In the panel on open methods, the discussion between Markus Kainu, Johanna Seppänen, Ilpo Vattulainen, and Timo Väliharju was chaired by Hanna Vehkamäki. (At the beginning of this discussion, the blogger had to rush to another event.)

Monday, February 17, 2014

Heather Froehlich:
Introduction to Digital Humanities

Heather Froehlich from the University of Strathclyde, Glasgow is visiting the English subject and the Varieng Research Unit at the Department of Modern Languages, University of Helsinki. Froehlich studies representations of gender in Early Modern London plays as part of the Visualizing English Print 1470-1800 project, and she works with DocuScope, a text analysis software which provides interactive visualisation tools for corpus-based rhetorical analysis.

In her presentation, Froehlich discussed in detail different aspects of digital humanities. She posed a series of questions related to the role of digital and computational tools within humanities. She cited Ted Underwood who has stated that "there is actually a lot of low-hanging fruit out there still worth picking - big questions that are easy to answer quantitatively and that only require organizing large datasets". Froehlich mentioned methods that are commonly used within digital humanities including creating and maintaining digital archives (Omeka, Scalar), text encoding (TEI), network analysis (Gephi), text analysis and topic modeling (MALLET) and data visualization.

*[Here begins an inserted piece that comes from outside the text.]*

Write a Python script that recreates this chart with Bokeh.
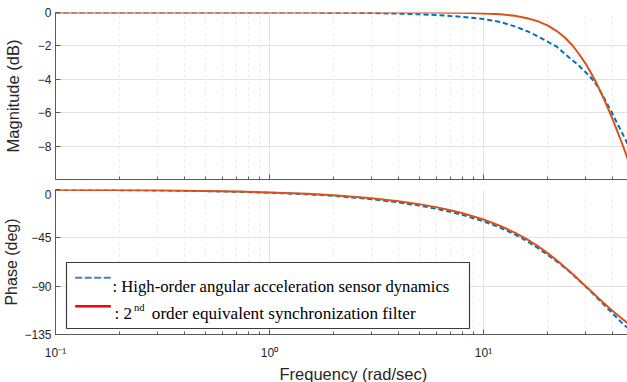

A division into questions that easy and those that are "easy" to answer was discussed. Referring again to underwood, Froehlich discussed the need to go beyond binary categories, i.e. to deal with questions of degree. She also reminded that "simplifying topic models for humanists who will not (and should not) study the underlying algorithms creates an enormous potential for groundless - or even misleading - insights (see "Words Alone: Dismantling Topic Models in the Humanities" by Benjamin M. Schmidt in the Journal of Digital Humanities).

Froehlich emphasized collaboration as an important feature of digital humanities. Only in some exceptional cases people have experiences and skills in multiple disciplines that are needed to conduct digital humanities research successfully. Rather, digital humanities is essentially a networked activity that challenges researchers to reach over disciplinary boundaries. Digital humanities thrives on (1) a network of people, (2) openess, and (3) experimentation. Humanists are learning about computers, but computationally driven are also learning about the humanities.

Towards the end of her presentation, Froehlich discussed fora and resources. For instance, Jeffrey Schnapp has written A Short Guide to Digital_Humanities in Digital_Humanities by Anne Burdick, Johanna Drucker, Peter Lunenfeld, Todd Presner, MIT Press, 2012, pp. 121-136. Organizations include Alliance of Digital Humanities Organizations (ADHO) and European Association for Digital Humanities. To relevant journals in this area belong Literary and Linguistic Computing, Digital Humanities Quarterly, and Journal of Digital Humanities.

Heather Froehlich was hosted by Anni Sairio, Tanja Säily and Terttu Nevalainen. The discussion was active and in addition to the Finnish participants, insightful remarks were presented by William Kretzschmar who is also visiting University of Helsinki. Kretzschmar pursues research and teaching on American English, language variation, and computer methods for description, analysis, and presentation of language data from literary and non-literary sources.